Not to eat meat in a farming community was almost unforgivable. However, family members reminded one another "She does live in the city," before politely taking small helpings of her baked rutabagas.

Finally, on about the fifth card, I see "Raspberry Pie With Crème Fraîche." Voilà! It has taken me 20 minutes to find it, and that was only because I made myself move on.

But I don't fret. Recalling the time, the place, and the uniqueness of the person from whom it came brings to each recipe a rich, treasured dimension.

As I hurry to assemble the ingredients, I wonder: Could this pie of mine reach the same status?

Raspberry Pie

3/4 to 1 cup sugar
3 tablespoons cornstarch
4 to 4-1/2 cups fresh raspberries, divided
3 tablespoons raspberry gelatin
1 (9-inch) baked pie shell*
Whipped cream or crème fraîche (recipe follows), for garnish

Combine sugar and cornstarch in a small bowl (amount of sugar depends on sweetness of raspberries and whether you top the pie with crème fraîche, which adds tartness); set aside.

Crush 2 cups of the raspberries with a fork and add enough water to make 1-1/2 cups.

In a medium saucepan, bring berry-water mixture to a gentle boil over medium heat; quickly stir in sugar and cornstarch mixture. Continue to cook, stirring lightly, until the liquid is thick and clear.

Remove from heat and add raspberry gelatin. Stir until dissolved. Set aside for 5 minutes.
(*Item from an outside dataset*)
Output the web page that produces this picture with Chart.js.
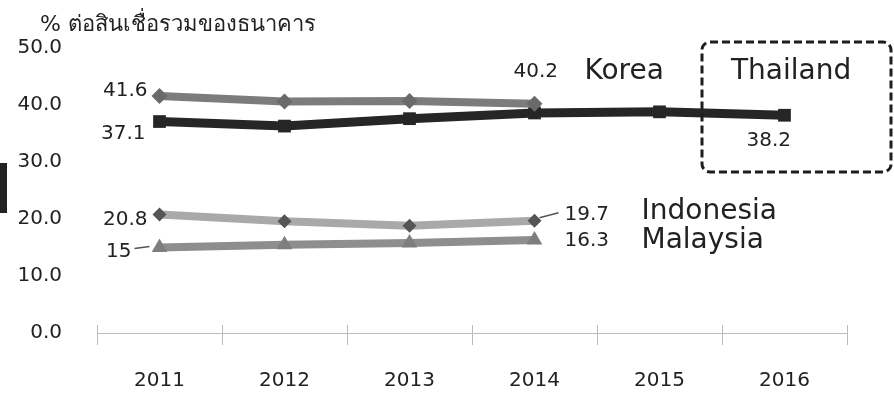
<!DOCTYPE html>
<html>
<head>
<meta charset="utf-8">
<script src="https://cdn.jsdelivr.net/npm/chart.js@4"></script>
<style>
  html, body { margin: 0; padding: 0; background: #fff; }
  #wrap { position: relative; width: 894px; height: 394px; }
  #edge { position: absolute; left: 0; top: 163px; width: 7px; height: 50px; background: #222; }
</style>
</head>
<body>
<div id="wrap">
  <canvas id="npl" width="894" height="394"></canvas>
  <div id="edge"></div>
</div>
<script>
const years = ["2011", "2012", "2013", "2014", "2015", "2016"];
const korea = [41.6, 40.6, 40.7, 40.2, null, null];
const thailand = [37.1, 36.3, 37.6, 38.6, 38.8, 38.2];
const indonesia = [20.8, 19.6, 18.8, 19.7, null, null];
const malaysia = [15, 15.5, 15.8, 16.3, null, null];
const yTicks = [0, 10, 20, 30, 40, 50];

const FONT = "'DejaVu Sans', 'Noto Sans', sans-serif";

// labels, leader lines and the dashed box around Thailand
const notes = {
    id: "notes",
    afterDatasetsDraw(chart) {
        const ctx = chart.ctx;
        const x = chart.scales.x, y = chart.scales.y;
        const px = i => x.getPixelForValue(i);
        const py = v => y.getPixelForValue(v);
        ctx.save();
        ctx.fillStyle = "#222";
        ctx.textBaseline = "middle";

        ctx.font = "22px " + FONT;
        ctx.textAlign = "left";
        ctx.fillText("% ต่อสินเชื่อรวมของธนาคาร", 40, 25);

        ctx.font = "20px " + FONT;
        ctx.textAlign = "right";
        ctx.fillText(String(korea[0]), px(0) - 12, py(korea[0]) - 5);
        ctx.fillText(String(thailand[0]), px(0) - 14, py(thailand[0]) + 12);
        ctx.fillText(String(indonesia[0]), px(0) - 12, py(indonesia[0]) + 5);
        ctx.fillText(String(malaysia[0]), px(0) - 28, py(malaysia[0]) + 4);

        ctx.textAlign = "left";
        ctx.fillText(String(korea[3]), px(3) - 21, py(korea[3]) - 32);
        ctx.fillText(thailand[5].toFixed(1), px(5) - 38, py(thailand[5]) + 26);
        ctx.fillText(String(indonesia[3]), px(3) + 30, py(indonesia[3]) - 6);
        ctx.fillText(String(malaysia[3]), px(3) + 30, py(malaysia[3]) + 1);

        ctx.font = "28px " + FONT;
        ctx.fillText("Korea", px(3) + 50, py(korea[3]) - 32);
        ctx.fillText("Indonesia", px(3) + 107, py(indonesia[3]) - 9);
        ctx.fillText("Malaysia", px(3) + 107, py(malaysia[3]) + 1);
        ctx.fillText("Thailand", 731, 72);

        // short leader lines
        ctx.strokeStyle = "#555";
        ctx.lineWidth = 1.5;
        ctx.beginPath();
        ctx.moveTo(px(0) - 25, py(malaysia[0]) + 1);
        ctx.lineTo(px(0) - 10, py(malaysia[0]) - 1);
        ctx.moveTo(px(3) + 5, py(indonesia[3]) - 3);
        ctx.lineTo(px(3) + 24, py(indonesia[3]) - 8);
        ctx.stroke();

        // tick stubs above the x axis line
        ctx.strokeStyle = "#bbb";
        ctx.lineWidth = 1;
        ctx.beginPath();
        for (let i = 0; i <= years.length; i++) {
            const tx = Math.round(chart.chartArea.left + i * (chart.chartArea.right - chart.chartArea.left) / years.length) + 0.5;
            ctx.moveTo(tx, chart.chartArea.bottom - 8);
            ctx.lineTo(tx, chart.chartArea.bottom);
        }
        ctx.stroke();

        // dashed frame
        ctx.strokeStyle = "#1e1e1e";
        ctx.lineWidth = 3;
        ctx.setLineDash([8, 4]);
        ctx.beginPath();
        ctx.roundRect(702, 42, 189, 130, 8);
        ctx.stroke();
        ctx.restore();
    }
};

const ctx = document.getElementById("npl").getContext("2d");
new Chart(ctx, {
    type: "line",
    data: {
        labels: years,
        datasets: [
            {
                label: "Korea",
                data: korea,
                borderColor: "#7c7c7c",
                backgroundColor: "#6a6a6a",
                borderWidth: 8,
                pointStyle: "rectRot",
                pointRadius: 8,
                pointBorderWidth: 0
            },
            {
                label: "Thailand",
                data: thailand,
                borderColor: "#262626",
                backgroundColor: "#262626",
                borderWidth: 9,
                pointStyle: "rect",
                pointRadius: 9,
                pointBorderWidth: 0
            },
            {
                label: "Indonesia",
                data: indonesia,
                borderColor: "#a9a9a9",
                backgroundColor: "#555",
                borderWidth: 8,
                pointStyle: "rectRot",
                pointRadius: 7,
                pointBorderWidth: 0
            },
            {
                label: "Malaysia",
                data: malaysia,
                borderColor: "#8e8e8e",
                backgroundColor: "#7e7e7e",
                borderWidth: 8,
                pointStyle: "triangle",
                pointRadius: 9,
                pointBorderWidth: 0
            }
        ]
    },
    options: {
        responsive: false,
        animation: false,
        spanGaps: false,
        layout: { padding: { top: 48, right: 47, left: 0, bottom: 0 } },
        plugins: {
            legend: { display: false },
            tooltip: { enabled: false }
        },
        scales: {
            x: {
                offset: true,
                grid: {
                    offset: true,
                    drawOnChartArea: false,
                    color: "#bbb",
                    tickLength: 12
                },
                border: { color: "#bbb", width: 1 },
                ticks: {
                    color: "#222",
                    padding: 24,
                    font: { family: FONT, size: 20 }
                },
                afterFit: s => { s.height = 61; }
            },
            y: {
                min: 0,
                max: 50,
                grid: { display: false },
                border: { display: false },
                afterBuildTicks: s => { s.ticks = yTicks.map(v => ({ value: v })); },
                ticks: {
                    color: "#222",
                    padding: 27,
                    font: { family: FONT, size: 20 },
                    callback: v => Number(v).toFixed(1)
                },
                afterFit: s => { s.width = 97; }
            }
        }
    },
    plugins: [notes]
});
</script>
</body>
</html>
Fill the baked shell with the remaining 2 to 2-1/2 cups raspberries. Pour the warm berry mixture over the whole berries. Refrigerate until set.

Use dollops of whipped cream for garnish or cover the top of the pie with 1 cup crème fraîche (purchased, or from recipe below).

Serves 6 to 8.

* Note: If buying a frozen pie shell, get a 9-inch deep-dish type.

Crème Fraîche

Whisk 1/4 to 1/2 cup of chilled heavy cream into 1/2 cup of chilled sour cream in a small bowl until lightly thickened. (If necessary, let sit at room temperature until it reaches the desired spreading consistency.) Spread over the pie and chill until serving time.